▶ TASK TO CARRY OUT:
Transcribe only part of the material below: the lines from the one containing "Reproduce this chart with Plotly." through the one containing "bots = [172, 361, 551]", inclusive, exactly as written.

Extracted data entries
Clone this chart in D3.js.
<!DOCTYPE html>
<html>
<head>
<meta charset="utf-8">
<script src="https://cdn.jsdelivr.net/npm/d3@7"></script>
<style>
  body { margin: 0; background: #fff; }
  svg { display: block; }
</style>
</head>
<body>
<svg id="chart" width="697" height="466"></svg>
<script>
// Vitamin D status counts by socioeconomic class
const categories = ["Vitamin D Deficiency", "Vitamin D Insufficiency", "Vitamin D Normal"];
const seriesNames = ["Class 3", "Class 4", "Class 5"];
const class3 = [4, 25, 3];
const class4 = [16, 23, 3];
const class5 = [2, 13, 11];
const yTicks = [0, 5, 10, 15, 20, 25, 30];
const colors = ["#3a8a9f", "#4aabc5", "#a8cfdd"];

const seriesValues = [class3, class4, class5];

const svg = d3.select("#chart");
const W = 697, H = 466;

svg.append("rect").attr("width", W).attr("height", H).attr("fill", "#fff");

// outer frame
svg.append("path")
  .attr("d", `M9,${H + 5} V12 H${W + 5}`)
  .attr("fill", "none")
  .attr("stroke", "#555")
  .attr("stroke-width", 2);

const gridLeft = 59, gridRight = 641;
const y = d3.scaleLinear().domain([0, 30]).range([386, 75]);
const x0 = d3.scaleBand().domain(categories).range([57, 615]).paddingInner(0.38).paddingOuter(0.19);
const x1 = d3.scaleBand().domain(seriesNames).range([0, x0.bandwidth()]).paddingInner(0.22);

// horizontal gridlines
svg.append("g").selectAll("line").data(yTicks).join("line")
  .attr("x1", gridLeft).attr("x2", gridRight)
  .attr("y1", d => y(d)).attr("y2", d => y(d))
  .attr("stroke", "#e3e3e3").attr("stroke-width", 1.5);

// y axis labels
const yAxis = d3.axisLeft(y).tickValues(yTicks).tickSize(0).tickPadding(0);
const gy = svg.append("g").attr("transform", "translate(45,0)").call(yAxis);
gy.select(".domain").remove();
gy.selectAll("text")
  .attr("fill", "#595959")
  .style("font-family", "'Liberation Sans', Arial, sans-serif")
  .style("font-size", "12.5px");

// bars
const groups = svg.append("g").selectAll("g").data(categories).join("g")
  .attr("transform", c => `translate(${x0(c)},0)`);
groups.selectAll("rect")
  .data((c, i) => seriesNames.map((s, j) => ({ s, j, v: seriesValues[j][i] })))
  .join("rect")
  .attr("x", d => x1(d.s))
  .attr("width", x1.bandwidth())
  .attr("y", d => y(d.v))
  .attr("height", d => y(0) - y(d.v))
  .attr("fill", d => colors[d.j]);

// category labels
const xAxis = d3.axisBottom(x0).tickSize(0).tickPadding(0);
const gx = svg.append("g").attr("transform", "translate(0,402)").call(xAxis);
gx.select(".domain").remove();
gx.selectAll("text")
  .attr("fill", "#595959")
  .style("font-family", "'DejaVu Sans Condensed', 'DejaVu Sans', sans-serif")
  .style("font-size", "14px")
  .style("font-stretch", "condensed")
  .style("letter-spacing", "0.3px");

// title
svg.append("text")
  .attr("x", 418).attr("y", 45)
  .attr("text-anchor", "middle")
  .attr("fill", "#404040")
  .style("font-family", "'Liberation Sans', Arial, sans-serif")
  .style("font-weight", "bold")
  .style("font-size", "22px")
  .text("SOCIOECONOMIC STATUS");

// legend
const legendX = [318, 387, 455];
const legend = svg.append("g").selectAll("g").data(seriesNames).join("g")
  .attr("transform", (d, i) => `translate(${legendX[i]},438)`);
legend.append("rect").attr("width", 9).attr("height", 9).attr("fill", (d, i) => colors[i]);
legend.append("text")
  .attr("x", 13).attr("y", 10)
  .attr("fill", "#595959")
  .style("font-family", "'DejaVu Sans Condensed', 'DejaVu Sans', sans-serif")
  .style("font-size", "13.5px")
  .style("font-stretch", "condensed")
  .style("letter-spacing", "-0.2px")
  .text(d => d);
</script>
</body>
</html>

* * *

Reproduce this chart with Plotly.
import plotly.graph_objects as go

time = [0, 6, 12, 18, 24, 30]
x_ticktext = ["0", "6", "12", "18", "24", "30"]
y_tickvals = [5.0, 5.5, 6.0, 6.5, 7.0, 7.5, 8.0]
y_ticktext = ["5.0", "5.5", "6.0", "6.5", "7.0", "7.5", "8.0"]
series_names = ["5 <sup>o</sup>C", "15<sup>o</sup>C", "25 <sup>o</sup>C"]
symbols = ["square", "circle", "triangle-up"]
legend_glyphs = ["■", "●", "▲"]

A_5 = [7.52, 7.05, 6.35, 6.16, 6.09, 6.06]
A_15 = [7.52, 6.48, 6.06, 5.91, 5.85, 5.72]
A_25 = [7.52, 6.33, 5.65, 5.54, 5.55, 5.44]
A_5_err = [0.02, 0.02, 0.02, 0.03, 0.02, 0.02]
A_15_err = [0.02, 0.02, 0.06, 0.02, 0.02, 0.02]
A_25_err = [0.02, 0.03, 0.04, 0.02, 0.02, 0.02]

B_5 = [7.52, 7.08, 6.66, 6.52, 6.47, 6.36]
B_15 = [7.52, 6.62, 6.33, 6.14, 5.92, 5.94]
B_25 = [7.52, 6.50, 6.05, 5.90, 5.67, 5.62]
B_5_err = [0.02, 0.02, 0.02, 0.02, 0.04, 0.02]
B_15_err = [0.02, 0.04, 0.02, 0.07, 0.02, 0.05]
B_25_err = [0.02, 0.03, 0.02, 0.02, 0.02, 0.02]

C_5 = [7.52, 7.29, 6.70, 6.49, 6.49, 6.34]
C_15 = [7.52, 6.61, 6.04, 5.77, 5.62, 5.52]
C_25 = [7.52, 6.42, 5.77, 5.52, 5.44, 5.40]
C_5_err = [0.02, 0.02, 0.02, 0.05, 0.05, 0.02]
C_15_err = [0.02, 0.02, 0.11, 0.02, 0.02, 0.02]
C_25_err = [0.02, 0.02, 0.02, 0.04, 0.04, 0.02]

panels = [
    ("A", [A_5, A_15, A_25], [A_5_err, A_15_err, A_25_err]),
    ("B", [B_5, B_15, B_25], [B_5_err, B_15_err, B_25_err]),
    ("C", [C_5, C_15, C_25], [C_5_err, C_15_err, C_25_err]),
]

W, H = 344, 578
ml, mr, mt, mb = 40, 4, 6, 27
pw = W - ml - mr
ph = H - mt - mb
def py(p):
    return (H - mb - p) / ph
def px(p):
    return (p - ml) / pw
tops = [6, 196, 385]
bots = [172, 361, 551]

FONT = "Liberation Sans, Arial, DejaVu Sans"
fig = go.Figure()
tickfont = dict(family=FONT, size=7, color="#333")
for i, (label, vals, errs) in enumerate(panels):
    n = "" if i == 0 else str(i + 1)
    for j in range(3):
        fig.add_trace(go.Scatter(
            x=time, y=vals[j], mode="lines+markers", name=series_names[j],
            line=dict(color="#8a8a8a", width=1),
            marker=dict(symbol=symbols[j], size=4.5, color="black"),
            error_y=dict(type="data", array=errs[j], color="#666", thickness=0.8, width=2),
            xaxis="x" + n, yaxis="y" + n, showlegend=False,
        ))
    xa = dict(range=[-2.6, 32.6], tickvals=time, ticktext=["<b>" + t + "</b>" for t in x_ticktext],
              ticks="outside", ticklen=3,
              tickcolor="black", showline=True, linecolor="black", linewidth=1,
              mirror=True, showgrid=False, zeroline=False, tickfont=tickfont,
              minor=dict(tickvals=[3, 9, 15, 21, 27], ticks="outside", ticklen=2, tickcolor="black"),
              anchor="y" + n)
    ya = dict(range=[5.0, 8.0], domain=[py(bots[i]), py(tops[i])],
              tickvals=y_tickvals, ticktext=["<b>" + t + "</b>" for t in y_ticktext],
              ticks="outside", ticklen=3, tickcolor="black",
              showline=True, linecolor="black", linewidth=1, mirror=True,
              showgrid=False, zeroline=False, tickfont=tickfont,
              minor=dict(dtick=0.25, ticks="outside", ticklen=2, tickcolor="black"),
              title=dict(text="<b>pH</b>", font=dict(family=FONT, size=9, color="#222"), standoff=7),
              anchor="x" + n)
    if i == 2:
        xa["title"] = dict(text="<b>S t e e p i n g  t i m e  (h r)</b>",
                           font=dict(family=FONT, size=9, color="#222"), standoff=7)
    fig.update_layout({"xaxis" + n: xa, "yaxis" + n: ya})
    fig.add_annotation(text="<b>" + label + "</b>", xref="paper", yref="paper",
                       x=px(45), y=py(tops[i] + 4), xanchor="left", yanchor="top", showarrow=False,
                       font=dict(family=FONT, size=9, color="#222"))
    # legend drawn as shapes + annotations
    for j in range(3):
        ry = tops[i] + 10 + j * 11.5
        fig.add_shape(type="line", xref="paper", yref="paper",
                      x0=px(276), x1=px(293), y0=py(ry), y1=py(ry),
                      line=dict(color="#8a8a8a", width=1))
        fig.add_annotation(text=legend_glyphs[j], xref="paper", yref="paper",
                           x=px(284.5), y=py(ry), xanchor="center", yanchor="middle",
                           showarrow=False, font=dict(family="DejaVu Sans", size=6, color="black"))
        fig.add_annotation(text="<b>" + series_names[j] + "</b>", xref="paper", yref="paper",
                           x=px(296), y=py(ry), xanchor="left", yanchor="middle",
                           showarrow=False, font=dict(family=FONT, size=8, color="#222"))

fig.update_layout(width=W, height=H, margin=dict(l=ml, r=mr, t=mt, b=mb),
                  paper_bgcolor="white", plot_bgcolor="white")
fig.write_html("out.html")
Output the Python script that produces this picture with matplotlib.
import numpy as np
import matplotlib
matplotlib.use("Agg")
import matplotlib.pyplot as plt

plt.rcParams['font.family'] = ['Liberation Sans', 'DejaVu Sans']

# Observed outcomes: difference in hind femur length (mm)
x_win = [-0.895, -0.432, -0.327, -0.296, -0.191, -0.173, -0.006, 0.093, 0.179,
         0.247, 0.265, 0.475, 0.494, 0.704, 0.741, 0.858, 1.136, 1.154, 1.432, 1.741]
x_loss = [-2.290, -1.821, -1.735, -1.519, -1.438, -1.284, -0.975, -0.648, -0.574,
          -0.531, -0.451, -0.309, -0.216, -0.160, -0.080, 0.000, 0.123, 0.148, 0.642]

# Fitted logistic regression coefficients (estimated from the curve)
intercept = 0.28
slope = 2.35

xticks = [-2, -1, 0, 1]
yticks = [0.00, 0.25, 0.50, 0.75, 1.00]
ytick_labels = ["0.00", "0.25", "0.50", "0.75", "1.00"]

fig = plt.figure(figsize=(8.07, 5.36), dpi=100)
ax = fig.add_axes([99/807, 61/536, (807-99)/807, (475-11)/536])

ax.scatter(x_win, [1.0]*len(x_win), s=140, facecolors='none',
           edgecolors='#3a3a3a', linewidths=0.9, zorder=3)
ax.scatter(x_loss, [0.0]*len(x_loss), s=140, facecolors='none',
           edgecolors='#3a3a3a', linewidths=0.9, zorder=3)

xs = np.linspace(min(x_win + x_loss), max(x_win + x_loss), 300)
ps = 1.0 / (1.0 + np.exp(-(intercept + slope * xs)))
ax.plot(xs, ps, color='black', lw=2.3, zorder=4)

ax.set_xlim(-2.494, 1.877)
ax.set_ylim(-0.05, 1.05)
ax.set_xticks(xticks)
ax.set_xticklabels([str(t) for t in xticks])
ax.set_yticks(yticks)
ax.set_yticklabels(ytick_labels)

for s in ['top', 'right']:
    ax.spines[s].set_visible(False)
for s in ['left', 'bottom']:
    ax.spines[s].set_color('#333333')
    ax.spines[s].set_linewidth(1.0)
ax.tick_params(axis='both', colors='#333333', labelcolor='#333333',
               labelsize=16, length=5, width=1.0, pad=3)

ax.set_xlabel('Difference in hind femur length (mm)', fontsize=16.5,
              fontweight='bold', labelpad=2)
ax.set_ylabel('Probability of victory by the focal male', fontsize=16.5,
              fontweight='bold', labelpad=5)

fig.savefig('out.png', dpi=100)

▶ CORRECT ANSWER:
Reproduce this chart with Plotly.
import plotly.graph_objects as go

time = [0, 6, 12, 18, 24, 30]
x_ticktext = ["0", "6", "12", "18", "24", "30"]
y_tickvals = [5.0, 5.5, 6.0, 6.5, 7.0, 7.5, 8.0]
y_ticktext = ["5.0", "5.5", "6.0", "6.5", "7.0", "7.5", "8.0"]
series_names = ["5 <sup>o</sup>C", "15<sup>o</sup>C", "25 <sup>o</sup>C"]
symbols = ["square", "circle", "triangle-up"]
legend_glyphs = ["■", "●", "▲"]

A_5 = [7.52, 7.05, 6.35, 6.16, 6.09, 6.06]
A_15 = [7.52, 6.48, 6.06, 5.91, 5.85, 5.72]
A_25 = [7.52, 6.33, 5.65, 5.54, 5.55, 5.44]
A_5_err = [0.02, 0.02, 0.02, 0.03, 0.02, 0.02]
A_15_err = [0.02, 0.02, 0.06, 0.02, 0.02, 0.02]
A_25_err = [0.02, 0.03, 0.04, 0.02, 0.02, 0.02]

B_5 = [7.52, 7.08, 6.66, 6.52, 6.47, 6.36]
B_15 = [7.52, 6.62, 6.33, 6.14, 5.92, 5.94]
B_25 = [7.52, 6.50, 6.05, 5.90, 5.67, 5.62]
B_5_err = [0.02, 0.02, 0.02, 0.02, 0.04, 0.02]
B_15_err = [0.02, 0.04, 0.02, 0.07, 0.02, 0.05]
B_25_err = [0.02, 0.03, 0.02, 0.02, 0.02, 0.02]

C_5 = [7.52, 7.29, 6.70, 6.49, 6.49, 6.34]
C_15 = [7.52, 6.61, 6.04, 5.77, 5.62, 5.52]
C_25 = [7.52, 6.42, 5.77, 5.52, 5.44, 5.40]
C_5_err = [0.02, 0.02, 0.02, 0.05, 0.05, 0.02]
C_15_err = [0.02, 0.02, 0.11, 0.02, 0.02, 0.02]
C_25_err = [0.02, 0.02, 0.02, 0.04, 0.04, 0.02]

panels = [
    ("A", [A_5, A_15, A_25], [A_5_err, A_15_err, A_25_err]),
    ("B", [B_5, B_15, B_25], [B_5_err, B_15_err, B_25_err]),
    ("C", [C_5, C_15, C_25], [C_5_err, C_15_err, C_25_err]),
]

W, H = 344, 578
ml, mr, mt, mb = 40, 4, 6, 27
pw = W - ml - mr
ph = H - mt - mb
def py(p):
    return (H - mb - p) / ph
def px(p):
    return (p - ml) / pw
tops = [6, 196, 385]
bots = [172, 361, 551]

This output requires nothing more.